• Goal of the exercise
Make an exact copy of the lines, leaving the pictures out.

• Data shown
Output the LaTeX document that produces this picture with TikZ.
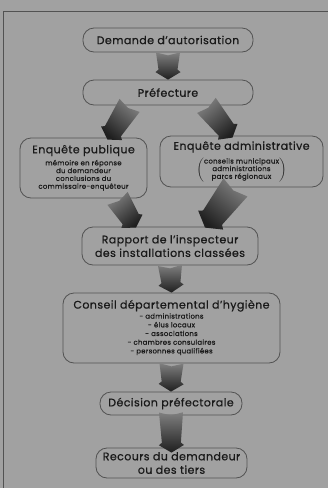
\documentclass[tikz,border=0pt]{standalone}
\usepackage{fontspec}
\setmainfont{Poppins}[LetterSpace=4,FakeBold=0.7]
\usetikzlibrary{calc,positioning}
\definecolor{fond}{gray}{0.63}
\definecolor{trait}{gray}{0.32}
\definecolor{encre}{gray}{0.1}
\newcommand\sous[2][7.8]{{\fontsize{6.9}{#1}\selectfont\begin{tabular}[t]{@{}c@{}}#2\end{tabular}}}
\newcommand\entre[1]{$\left(\vcenter{\hbox{\fontsize{6.9}{7.6}\selectfont\begin{tabular}{@{}c@{}}#1\end{tabular}}}\right)$}
\newcommand\largfl{1}
\begin{document}
\begin{tikzpicture}[x=1pt,y=-1pt]
  \tikzstyle{box}=[draw=trait,line width=0.8pt,rounded corners=11pt,align=center,inner sep=1pt,text=encre,font=\fontsize{11}{13.5}\selectfont]
  \tikzstyle{fleche}=[top color=black!50,bottom color=black!88,to path={
    ($(\tikztostart)!{12pt*\largfl}!90:(\tikztotarget)$) -- ($(\tikztostart)!{3pt*\largfl}!(\tikztotarget)$)
    -- ($(\tikztostart)!{12pt*\largfl}!-90:(\tikztotarget)$)
    -- ($(\tikztotarget)!{10pt*\largfl}!(\tikztostart)!{9.5pt*\largfl}!-90:(\tikztotarget)$)
    -- ($(\tikztotarget)!{7.5pt*\largfl}!(\tikztostart)!{12.5pt*\largfl}!-90:(\tikztotarget)$)
    -- (\tikztotarget)
    -- ($(\tikztotarget)!{7.5pt*\largfl}!(\tikztostart)!{12.5pt*\largfl}!90:(\tikztotarget)$)
    -- ($(\tikztotarget)!{10pt*\largfl}!(\tikztostart)!{9.5pt*\largfl}!90:(\tikztotarget)$)
    -- cycle}]
  \tikzset{larg/.code={\renewcommand\largfl{#1}}}
  % fond et cadre
  \fill[fond] (0,0) rectangle (328,488);
  \useasboundingbox (0,0) rectangle (328,488);
  \draw[trait,line width=0.9pt] (3,488) -- (3,11) -- (328,11);
  % etapes
  \node[box,minimum width=170pt,minimum height=24pt] (dem) at (168,40) {Demande d'autorisation};
  \node[box,minimum width=170pt,minimum height=25pt] (pref) at (168,92.5) {Préfecture};
  \node[box,minimum width=127pt,minimum height=60pt] (pub) at (83.5,168)
    {Enquête publique\\[-1.5pt]\sous{mémoire en réponse\\du demandeur\\conclusions du\\commissaire-enquêteur}};
  \node[box,minimum width=163pt,minimum height=51pt] (adm) at (241.5,161.5)
    {Enquête administrative\\[4pt]\entre{conseils municipaux\\administrations\\parcs régionaux}};
  \node[box,minimum width=176pt,minimum height=38pt] (rap) at (170,246)
    {Rapport de l'inspecteur\\des installations classées};
  \node[box,minimum width=217pt,minimum height=70pt] (cons) at (171.5,328)
    {Conseil départemental d'hygiène\\[-3.5pt]\sous[8.7]{- administrations\\- élus locaux\\- associations\\- chambres consulaires\\- personnes qualifiées}};
  \node[box,minimum width=142pt,minimum height=23pt] (dec) at (171,403.5) {Décision préfectorale};
  \node[box,minimum width=151pt,minimum height=30pt] (rec) at (171.5,463)
    {Recours du demandeur\\ou des tiers};
  % fleches
  \path[fleche] (dem.south) to (pref.north);
  \path[fleche,shading angle=-40] ([xshift=47pt]pref.south west) to ([xshift=24pt,yshift=-2pt]pub.north);
  \path[fleche,shading angle=40] ([xshift=-47pt]pref.south east) to ([xshift=-9pt,yshift=-2pt]adm.north);
  \path[fleche,shading angle=40] ([xshift=34pt]pub.south) to ([xshift=-34pt,yshift=-1pt]rap.north);
  \path[fleche,larg=1.25,shading angle=-40] ([xshift=-6pt]adm.south) to ([xshift=35pt,yshift=-1pt]rap.north);
  \path[fleche] (rap.south) to (cons.north);
  \path[fleche] (cons.south) to (dec.north);
  \path[fleche] ([yshift=3pt]dec.south) to ([yshift=-5pt]rec.north);
\end{tikzpicture}
\end{document}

• Solution to this exercise
Output the LaTeX document that produces this picture with TikZ.
\documentclass[tikz,border=0pt]{standalone}
\usepackage{fontspec}
\setmainfont{Poppins}[LetterSpace=4,FakeBold=0.7]
\usetikzlibrary{calc,positioning}
\definecolor{fond}{gray}{0.63}
\definecolor{trait}{gray}{0.32}
\definecolor{encre}{gray}{0.1}
\newcommand\sous[2][7.8]{{\fontsize{6.9}{#1}\selectfont\begin{tabular}[t]{@{}c@{}}#2\end{tabular}}}
\newcommand\entre[1]{$\left(\vcenter{\hbox{\fontsize{6.9}{7.6}\selectfont\begin{tabular}{@{}c@{}}#1\end{tabular}}}\right)$}
\newcommand\largfl{1}
\begin{document}
\begin{tikzpicture}[x=1pt,y=-1pt]
  \tikzstyle{box}=[draw=trait,line width=0.8pt,rounded corners=11pt,align=center,inner sep=1pt,text=encre,font=\fontsize{11}{13.5}\selectfont]
  \tikzstyle{fleche}=[top color=black!50,bottom color=black!88,to path={
    ($(\tikztostart)!{12pt*\largfl}!90:(\tikztotarget)$) -- ($(\tikztostart)!{3pt*\largfl}!(\tikztotarget)$)
    -- ($(\tikztostart)!{12pt*\largfl}!-90:(\tikztotarget)$)
    -- ($(\tikztotarget)!{10pt*\largfl}!(\tikztostart)!{9.5pt*\largfl}!-90:(\tikztotarget)$)
    -- ($(\tikztotarget)!{7.5pt*\largfl}!(\tikztostart)!{12.5pt*\largfl}!-90:(\tikztotarget)$)
    -- (\tikztotarget)
    -- ($(\tikztotarget)!{7.5pt*\largfl}!(\tikztostart)!{12.5pt*\largfl}!90:(\tikztotarget)$)
    -- ($(\tikztotarget)!{10pt*\largfl}!(\tikztostart)!{9.5pt*\largfl}!90:(\tikztotarget)$)
    -- cycle}]
  \tikzset{larg/.code={\renewcommand\largfl{#1}}}
  % fond et cadre
  \fill[fond] (0,0) rectangle (328,488);
  \useasboundingbox (0,0) rectangle (328,488);
  \draw[trait,line width=0.9pt] (3,488) -- (3,11) -- (328,11);
  % etapes
  \node[box,minimum width=170pt,minimum height=24pt] (dem) at (168,40) {Demande d'autorisation};
  \node[box,minimum width=170pt,minimum height=25pt] (pref) at (168,92.5) {Préfecture};
  \node[box,minimum width=127pt,minimum height=60pt] (pub) at (83.5,168)
    {Enquête publique\\[-1.5pt]\sous{mémoire en réponse\\du demandeur\\conclusions du\\commissaire-enquêteur}};
  \node[box,minimum width=163pt,minimum height=51pt] (adm) at (241.5,161.5)
    {Enquête administrative\\[4pt]\entre{conseils municipaux\\administrations\\parcs régionaux}};
  \node[box,minimum width=176pt,minimum height=38pt] (rap) at (170,246)
    {Rapport de l'inspecteur\\des installations classées};
  \node[box,minimum width=217pt,minimum height=70pt] (cons) at (171.5,328)
    {Conseil départemental d'hygiène\\[-3.5pt]\sous[8.7]{- administrations\\- élus locaux\\- associations\\- chambres consulaires\\- personnes qualifiées}};
  \node[box,minimum width=142pt,minimum height=23pt] (dec) at (171,403.5) {Décision préfectorale};
  \node[box,minimum width=151pt,minimum height=30pt] (rec) at (171.5,463)
    {Recours du demandeur\\ou des tiers};
  % fleches
  \path[fleche] (dem.south) to (pref.north);
  \path[fleche,shading angle=-40] ([xshift=47pt]pref.south west) to ([xshift=24pt,yshift=-2pt]pub.north);
  \path[fleche,shading angle=40] ([xshift=-47pt]pref.south east) to ([xshift=-9pt,yshift=-2pt]adm.north);
  \path[fleche,shading angle=40] ([xshift=34pt]pub.south) to ([xshift=-34pt,yshift=-1pt]rap.north);
  \path[fleche,larg=1.25,shading angle=-40] ([xshift=-6pt]adm.south) to ([xshift=35pt,yshift=-1pt]rap.north);
  \path[fleche] (rap.south) to (cons.north);
  \path[fleche] (cons.south) to (dec.north);
  \path[fleche] ([yshift=3pt]dec.south) to ([yshift=-5pt]rec.north);
\end{tikzpicture}
\end{document}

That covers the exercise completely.